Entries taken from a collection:
-- start --

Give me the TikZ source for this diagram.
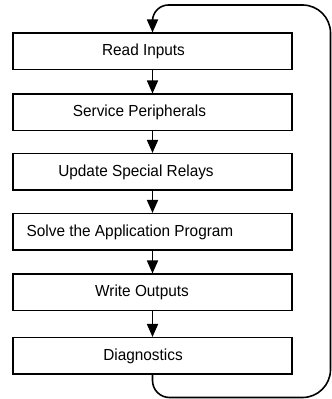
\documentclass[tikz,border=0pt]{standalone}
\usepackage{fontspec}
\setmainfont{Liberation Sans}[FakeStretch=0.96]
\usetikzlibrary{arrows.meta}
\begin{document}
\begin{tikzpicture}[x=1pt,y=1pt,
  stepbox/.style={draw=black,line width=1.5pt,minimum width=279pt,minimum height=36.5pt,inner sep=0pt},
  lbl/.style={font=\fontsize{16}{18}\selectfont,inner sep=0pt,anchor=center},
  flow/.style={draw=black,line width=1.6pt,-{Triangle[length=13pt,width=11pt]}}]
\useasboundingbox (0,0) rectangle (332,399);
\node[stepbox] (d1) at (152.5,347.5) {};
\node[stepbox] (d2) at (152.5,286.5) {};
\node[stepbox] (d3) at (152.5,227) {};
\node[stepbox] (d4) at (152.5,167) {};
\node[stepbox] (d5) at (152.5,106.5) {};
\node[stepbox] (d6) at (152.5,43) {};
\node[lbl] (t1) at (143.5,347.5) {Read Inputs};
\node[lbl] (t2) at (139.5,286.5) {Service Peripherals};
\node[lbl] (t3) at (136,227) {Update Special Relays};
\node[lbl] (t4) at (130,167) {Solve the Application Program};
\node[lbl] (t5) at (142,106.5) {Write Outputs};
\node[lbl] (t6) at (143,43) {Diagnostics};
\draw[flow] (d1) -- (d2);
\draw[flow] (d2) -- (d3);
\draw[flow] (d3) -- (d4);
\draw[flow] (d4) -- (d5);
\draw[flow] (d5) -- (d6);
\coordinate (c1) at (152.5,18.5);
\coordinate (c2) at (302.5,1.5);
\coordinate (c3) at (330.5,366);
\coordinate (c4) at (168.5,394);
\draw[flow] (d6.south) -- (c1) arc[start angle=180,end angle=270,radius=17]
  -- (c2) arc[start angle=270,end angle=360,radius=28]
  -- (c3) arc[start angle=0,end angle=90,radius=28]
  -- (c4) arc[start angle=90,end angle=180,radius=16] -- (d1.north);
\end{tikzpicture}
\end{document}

-- end --
-- start --

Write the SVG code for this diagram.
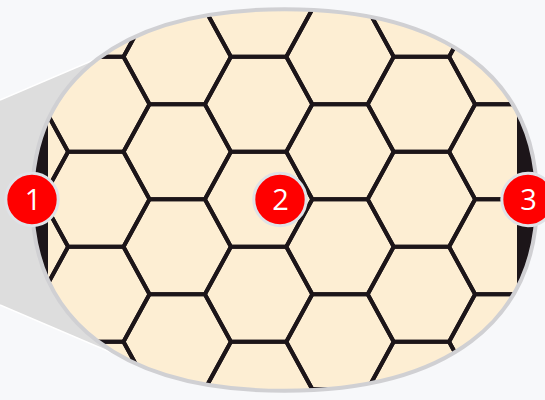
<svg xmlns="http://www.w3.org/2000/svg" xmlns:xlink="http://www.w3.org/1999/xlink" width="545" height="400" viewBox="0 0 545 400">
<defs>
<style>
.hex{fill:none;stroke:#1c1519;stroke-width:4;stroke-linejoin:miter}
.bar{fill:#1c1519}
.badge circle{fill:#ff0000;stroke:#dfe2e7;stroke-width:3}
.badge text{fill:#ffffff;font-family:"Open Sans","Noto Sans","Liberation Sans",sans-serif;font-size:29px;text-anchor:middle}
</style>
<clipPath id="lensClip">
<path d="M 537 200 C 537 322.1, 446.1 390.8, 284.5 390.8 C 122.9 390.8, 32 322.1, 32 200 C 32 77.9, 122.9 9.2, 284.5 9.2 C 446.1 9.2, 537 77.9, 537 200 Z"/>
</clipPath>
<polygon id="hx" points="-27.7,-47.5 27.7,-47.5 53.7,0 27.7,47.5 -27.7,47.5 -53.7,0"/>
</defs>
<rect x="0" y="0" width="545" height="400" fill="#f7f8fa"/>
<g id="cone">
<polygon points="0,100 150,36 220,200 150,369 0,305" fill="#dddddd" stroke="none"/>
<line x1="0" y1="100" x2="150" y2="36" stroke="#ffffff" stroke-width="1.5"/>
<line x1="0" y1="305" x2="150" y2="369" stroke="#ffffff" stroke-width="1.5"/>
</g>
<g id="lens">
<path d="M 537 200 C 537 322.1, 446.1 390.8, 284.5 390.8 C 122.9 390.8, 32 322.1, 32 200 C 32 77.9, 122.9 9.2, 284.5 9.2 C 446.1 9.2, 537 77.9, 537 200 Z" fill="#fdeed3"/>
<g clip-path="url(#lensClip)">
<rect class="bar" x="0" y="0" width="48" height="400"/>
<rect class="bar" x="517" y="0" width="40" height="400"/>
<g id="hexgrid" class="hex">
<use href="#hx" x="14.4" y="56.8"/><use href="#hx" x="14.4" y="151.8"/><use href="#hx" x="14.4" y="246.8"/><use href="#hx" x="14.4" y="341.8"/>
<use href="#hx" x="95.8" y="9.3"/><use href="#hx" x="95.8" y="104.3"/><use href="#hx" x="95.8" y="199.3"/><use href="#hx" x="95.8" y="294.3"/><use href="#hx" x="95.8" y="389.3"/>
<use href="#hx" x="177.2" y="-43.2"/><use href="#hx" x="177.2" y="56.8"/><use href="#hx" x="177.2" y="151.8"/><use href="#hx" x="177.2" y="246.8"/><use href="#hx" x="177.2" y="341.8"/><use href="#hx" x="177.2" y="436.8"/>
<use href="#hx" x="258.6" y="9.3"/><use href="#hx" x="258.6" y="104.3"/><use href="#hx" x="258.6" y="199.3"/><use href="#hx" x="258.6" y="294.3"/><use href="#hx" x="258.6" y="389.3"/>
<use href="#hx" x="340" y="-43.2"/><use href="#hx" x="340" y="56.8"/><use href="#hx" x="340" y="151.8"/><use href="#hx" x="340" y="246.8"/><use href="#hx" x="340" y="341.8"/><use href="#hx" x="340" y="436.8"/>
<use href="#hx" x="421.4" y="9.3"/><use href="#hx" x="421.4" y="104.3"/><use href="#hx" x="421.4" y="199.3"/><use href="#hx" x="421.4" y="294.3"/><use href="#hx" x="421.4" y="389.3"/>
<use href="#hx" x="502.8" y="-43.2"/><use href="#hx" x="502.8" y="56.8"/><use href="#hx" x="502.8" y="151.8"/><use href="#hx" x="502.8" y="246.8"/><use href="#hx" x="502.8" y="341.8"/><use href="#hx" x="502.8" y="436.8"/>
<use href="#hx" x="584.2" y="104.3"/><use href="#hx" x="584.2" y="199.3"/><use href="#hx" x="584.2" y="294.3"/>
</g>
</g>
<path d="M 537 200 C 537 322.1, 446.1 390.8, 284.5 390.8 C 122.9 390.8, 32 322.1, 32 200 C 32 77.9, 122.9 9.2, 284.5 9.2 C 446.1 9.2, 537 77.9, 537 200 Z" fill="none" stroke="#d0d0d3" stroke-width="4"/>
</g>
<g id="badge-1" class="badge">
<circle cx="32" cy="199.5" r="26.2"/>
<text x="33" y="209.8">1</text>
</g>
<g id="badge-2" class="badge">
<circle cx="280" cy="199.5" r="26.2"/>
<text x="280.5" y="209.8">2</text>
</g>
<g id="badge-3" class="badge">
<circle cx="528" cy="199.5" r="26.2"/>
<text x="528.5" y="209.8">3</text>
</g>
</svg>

-- end --

Instruction:
Copy all lines of the listing above that contain the string "this".

Answer below:
Give me the TikZ source for this diagram.
Write the SVG code for this diagram.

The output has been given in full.